* START Data lines *
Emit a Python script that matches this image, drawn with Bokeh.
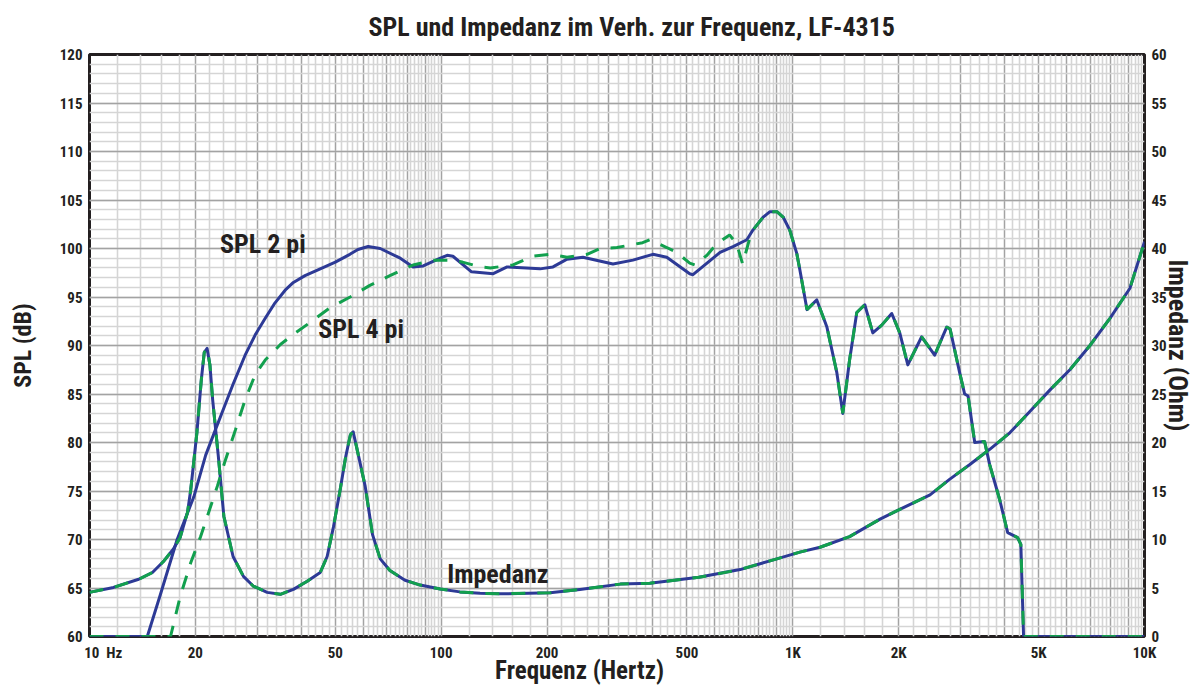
import math
from bokeh.plotting import figure
from bokeh.models import Range1d, LinearAxis, FixedTicker
from bokeh.core.properties import value
from bokeh.embed import file_html
from bokeh.resources import INLINE

FONT = "Liberation Sans Narrow, Roboto Condensed, Roboto"
TEXT_COLOR = "#231f20"
BLUE = "#2d3a96"
GREEN = "#12a04e"
NB = "\u00a0"

TITLE = "SPL und Impedanz im Verh. zur Frequenz, LF-4315"

# ---- data ----
freq_2pi_low = [10, 14.6, 15.9, 17.75, 19.8, 21.4, 22.8, 24.3, 25.6, 27.7, 29.6, 31.6, 33.7, 36,
                38, 41, 45.3, 50, 55, 58, 62, 67.1, 76.5, 83.2, 88.9, 98, 104, 108, 122, 140.6, 154,
                191, 208, 228, 253, 308, 351, 400, 438, 509, 520, 621, 676, 740, 770]
spl_2pi_low = [60, 60, 64.3, 70.0, 74.4, 78.7, 81.3, 83.9, 86.0, 89.0, 91.1, 92.8, 94.4, 95.7,
               96.5, 97.2, 97.9, 98.6, 99.4, 99.9, 100.2, 100.0, 99.0, 98.1, 98.2, 98.9, 99.3, 99.2,
               97.6, 97.4, 98.1, 97.9, 98.1, 98.9, 99.1, 98.4, 98.8, 99.4, 99.1, 97.4, 97.3, 99.6,
               100.2, 100.9, 101.9]

freq_4pi_low = [10, 17, 18.1, 19.4, 20.7, 22.1, 23.1, 24.3, 26.0, 27.7, 29.6, 31.6, 34.9, 38.5,
                42.5, 48.3, 55.1, 62.7, 71.5, 83.2, 95, 108, 115, 129, 138, 160, 182, 204, 228,
                260, 283, 316, 374, 392, 438, 467, 509, 527, 570, 608, 661, 692, 720, 752, 770]
spl_4pi_low = [60, 60, 64.1, 67.6, 70.3, 73.4, 75.5, 78.1, 81.3, 84.4, 87.0, 88.5, 90.1, 91.3,
               92.4, 93.9, 95.0, 96.2, 97.2, 98.3, 98.8, 98.8, 98.6, 98.1, 98.0, 98.3, 99.2, 99.4, 99.1,
               99.4, 100.0, 100.1, 100.6, 100.9, 100.1, 99.6, 98.5, 98.3, 99.3, 100.5, 101.4, 100.5, 98.4,
               100.9, 101.9]

# above ~800 Hz both SPL curves coincide
freq_high = [822, 861, 901, 940, 980, 1026, 1047, 1097, 1170, 1250, 1334, 1387, 1450, 1520, 1602,
             1688, 1790, 1911, 2014, 2123, 2325, 2531, 2739, 2800, 2981, 3080, 3150, 3290, 3510,
             3630, 3875, 4083, 4357, 4450, 4530, 10000]
spl_high = [103.2, 103.8, 103.8, 103.2, 101.9, 99.5, 97.8, 93.7, 94.7, 91.9, 87.2, 83.0, 88.5, 93.4,
            94.2, 91.3, 92.1, 93.3, 91.3, 88.0, 90.9, 89.0, 91.9, 91.7, 87.2, 85.0, 84.8, 80.0, 80.1,
            77.7, 74.1, 70.7, 70.2, 69.5, 60, 60]

freq_imp = [10, 11.7, 13.8, 15.1, 16.2, 17.3, 18.1, 19.0, 19.4, 20.2, 20.8, 21.2, 21.6, 22.0, 22.4,
            23.3, 24.1, 25.6, 27.4, 29.2, 32, 34.9, 38, 41.6, 45.3, 47.4, 49.4, 51.6, 53.5, 55.2,
            56.2, 57.5, 60.8, 63.8, 67.1, 71.5, 78.9, 87.2, 99.4, 113, 129, 147, 204, 248, 323, 392,
            540, 708, 861, 1047, 1195, 1450, 1770, 2014, 2456, 2790, 3180, 3630, 4140, 4720, 5380,
            6135, 6995, 7975, 9090, 10000]
imp_ohm = [4.55, 5.06, 5.9, 6.6, 7.7, 9.0, 10.2, 12.8, 15.1, 21.0, 26.5, 29.3, 29.7, 28.0, 24.4,
           18.2, 12.4, 8.25, 6.2, 5.2, 4.55, 4.35, 4.86, 5.7, 6.6, 8.25, 11.3, 15.1, 18.5, 20.8,
           21.1, 19.5, 15.5, 10.5, 8.0, 6.8, 5.8, 5.3, 4.9, 4.6, 4.45, 4.4, 4.5, 4.85, 5.4, 5.5,
           6.1, 6.9, 7.8, 8.7, 9.2, 10.3, 12.1, 13.1, 14.6, 16.2, 17.7, 19.3, 21.0, 23.2, 25.4,
           27.5, 30.0, 32.8, 35.9, 40.7]

x_tick_values = [10, 20, 50, 100, 200, 500, 1000, 2000, 5000, 10000]
x_tick_labels = [NB * 8 + "10" + NB * 2 + "Hz", "20", "50", "100", "200", "500", "1K", "2K", "5K", "10K"]
spl_ticks = list(range(60, 121, 5))
ohm_ticks = list(range(0, 61, 5))

curve_labels = ["SPL 2 pi", "SPL 4 pi", "Impedanz"]
curve_label_x = [23.5, 44.7, 104]
curve_label_y = [100.5, 91.7, 66.4]

# ---- figure ----
p = figure(width=1195, height=687, x_axis_type="log",
           x_range=Range1d(10, 10000), y_range=Range1d(60, 120),
           output_backend="svg", toolbar_location=None,
           min_border_left=89, min_border_right=50, min_border_top=54, min_border_bottom=50,
           title=TITLE)
p.extra_y_ranges = {"ohm": Range1d(0, 60)}
p.background_fill_color = "white"
p.border_fill_color = "white"
p.outline_line_color = TEXT_COLOR
p.outline_line_width = 3

p.title.align = "left"
p.title.offset = 279
p.title.vertical_align = "top"
p.title.text_font = FONT
p.title.text_font_style = "bold"
p.title.text_font_size = "26px"
p.title.text_color = TEXT_COLOR
p.title.standoff = 21

# grid
major_x = [m * 10 ** d for d in (1, 2, 3) for m in range(1, 10)] + [10000]
minor_x = [v * 10 ** (d - 1) for d in (1, 2, 3) for v in range(12, 100, 2) if v % 10 != 0]
g = p.xgrid[0]
g.ticker = FixedTicker(ticks=major_x, minor_ticks=minor_x)
g.grid_line_color = "#a3a3a3"
g.grid_line_width = 1.5
g.minor_grid_line_color = "#d5d5d5"
g.minor_grid_line_width = 1.6

gy = p.ygrid[0]
gy.ticker = FixedTicker(ticks=spl_ticks, minor_ticks=list(range(60, 121, 1)))
gy.grid_line_color = "#a3a3a3"
gy.grid_line_width = 1.5
gy.minor_grid_line_color = "#d5d5d5"
gy.minor_grid_line_width = 1.6

# axes
xa = p.xaxis[0]
xa.ticker = FixedTicker(ticks=x_tick_values)
xa.major_label_overrides = {v: t for v, t in zip(x_tick_values, x_tick_labels)}
xa.axis_label = "Frequenz (Hertz)" + NB * 13
xa.axis_label_standoff = -9
xa.axis_label_text_font_size = "25px"

ya = p.yaxis[0]
ya.ticker = FixedTicker(ticks=spl_ticks)
ya.axis_label = "SPL (dB)"
ya.axis_label_standoff = 20
ya.axis_label_text_font_size = "24px"

ra = LinearAxis(y_range_name="ohm", ticker=FixedTicker(ticks=ohm_ticks))
ra.axis_label = "Impedanz (Ohm)"
ra.axis_label_standoff = -7
ra.axis_label_text_font_size = "26px"
p.add_layout(ra, "right")

for ax in (xa, ya, ra):
    ax.axis_line_color = None
    ax.major_tick_line_color = None
    ax.minor_tick_line_color = None
    ax.major_tick_out = 0
    ax.major_tick_in = 0
    ax.major_label_text_font = FONT
    ax.major_label_text_font_style = "bold"
    ax.major_label_text_font_size = "15px"
    ax.major_label_text_color = TEXT_COLOR
    ax.major_label_standoff = 7
    ax.axis_label_text_font = FONT
    ax.axis_label_text_font_style = "bold"
    ax.axis_label_text_color = TEXT_COLOR

# ---- curves ----
freq_4pi = freq_4pi_low + freq_high
spl_4pi = spl_4pi_low + spl_high
freq_2pi = freq_2pi_low + freq_high
spl_2pi = spl_2pi_low + spl_high

p.line(freq_imp, imp_ohm, y_range_name="ohm", line_color=BLUE, line_width=3, line_join="round")
p.line(freq_2pi, spl_2pi, line_color=BLUE, line_width=3, line_join="round")
p.line(freq_4pi, spl_4pi, line_color=GREEN, line_width=3, line_dash="14 12")
p.line(freq_imp, imp_ohm, y_range_name="ohm", line_color=GREEN, line_width=3, line_dash="14 12")

p.text(x=curve_label_x, y=curve_label_y, text=curve_labels,
       text_font=value(FONT), text_font_style="bold", text_font_size="26px",
       text_color=TEXT_COLOR, text_align="left", text_baseline="middle")

open("out.html", "w").write(file_html(p, INLINE))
* END Data lines *
• Job
Everything from the first line to the line with "und Impedanz im" must be repeated exactly, and nothing else. Leave the pictures out.

• Response
Emit a Python script that matches this image, drawn with Bokeh.
import math
from bokeh.plotting import figure
from bokeh.models import Range1d, LinearAxis, FixedTicker
from bokeh.core.properties import value
from bokeh.embed import file_html
from bokeh.resources import INLINE

FONT = "Liberation Sans Narrow, Roboto Condensed, Roboto"
TEXT_COLOR = "#231f20"
BLUE = "#2d3a96"
GREEN = "#12a04e"
NB = "\u00a0"

TITLE = "SPL und Impedanz im Verh. zur Frequenz, LF-4315"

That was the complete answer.